The present moves so swiftly. I thought about that as I read Megan’s post. I wondered if she registered all she wrote about as it went down, or if she, like me, saw it out the proverbial back window – think 1970’s station wagon and that backward facing waaay back seat. I spent some time there. Scarred/imprinted me for life, take your pick.
One of the things I too have discovered from the Contemplatives’ wisdom is that life can be appreciated best in that back seat. The Holy Spirit shows us little in the present, the future is a foggy land. But, the past is His playground. He helps me see more…And, those of us willing to sit in that waaay back, we get to look at life lived longer than the souls up front, facing forward and all. We get to watch it a while, in what might as well be slow motion.

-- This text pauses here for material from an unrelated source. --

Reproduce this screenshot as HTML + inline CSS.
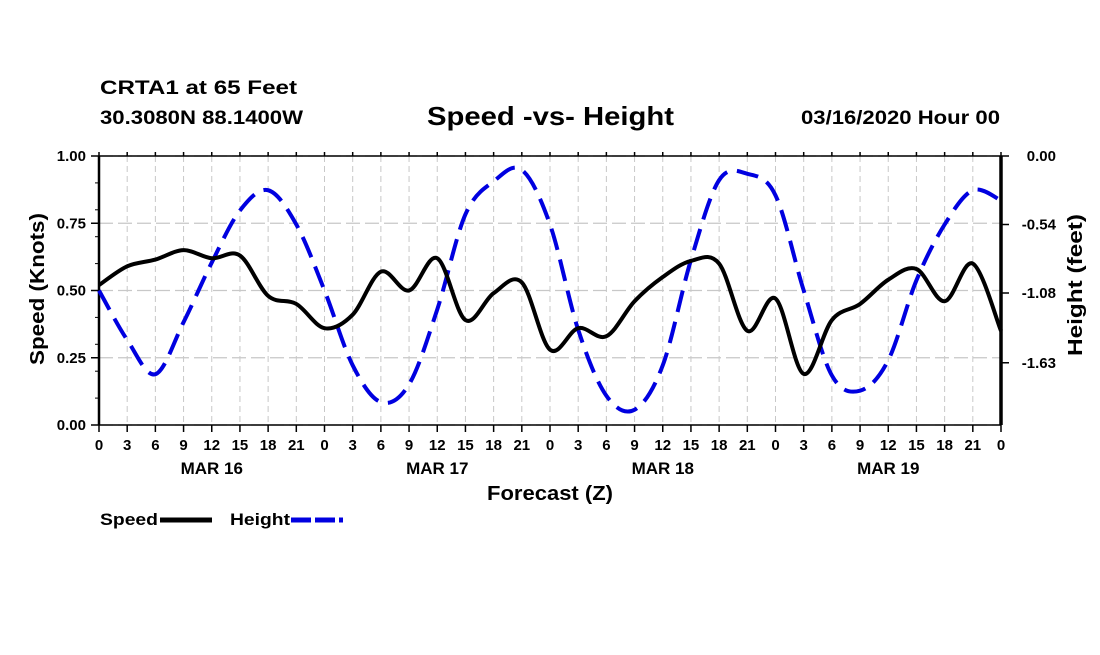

So, instead of despising my own youth, I am trying to learn from that perspective which I was given. Nausea and gifts don’t seem to go together, but then when one takes into account pregnancy – well, that pretty much makes my case. So, I am climbing on back, picking up my pen and watching the Holy Ghost Slow-Mo, the way Megan’s does with such acuity here: (Don’t forget to go there!) There will be a quiz, students.
Back to my job as Chief Reflector. I go with us…and heck yes, I participate. One can’t catch much in the moment. It’s not like photography. I ride the rapids, fly through the trees, and play the parental, “No you cannot jump from thirty feet in that tree rising 100 into the jungle canopy down into this black river that might be 20 feet deep in a crevice-like channel, even if the natives, who do not speak our language save Hollywood heroes’ names, are waving you on down. I promised your parents to watch after you.”
Anyway, my job is to watch out the back window, rewind the movies, see it all again, slowed enough for the sweet we gulped to settle on my tongue, and write with the best words I can. I’ve written accounts of Costa’s Rica’s breath-catching glory swallowing us like a dream. We have yet to escape it. I’ve no eyelid who would dare lift to do so. I’ve written of nightmare in Mexico – where God walked close to us, His breath heavy and audible… I’ve written of camp outs and early morning manuevers. I’ve written and written and written and done no justice to any of the brutiful glory that was. But sometimes, something I write cues a memory of life not chronicled with photo or that wasn’t even recognized as it occurred… and for another soul, the memory movie plays over through the dusty but familiar back glass window; and they see it, feel it and know deeply that it is, always is, too.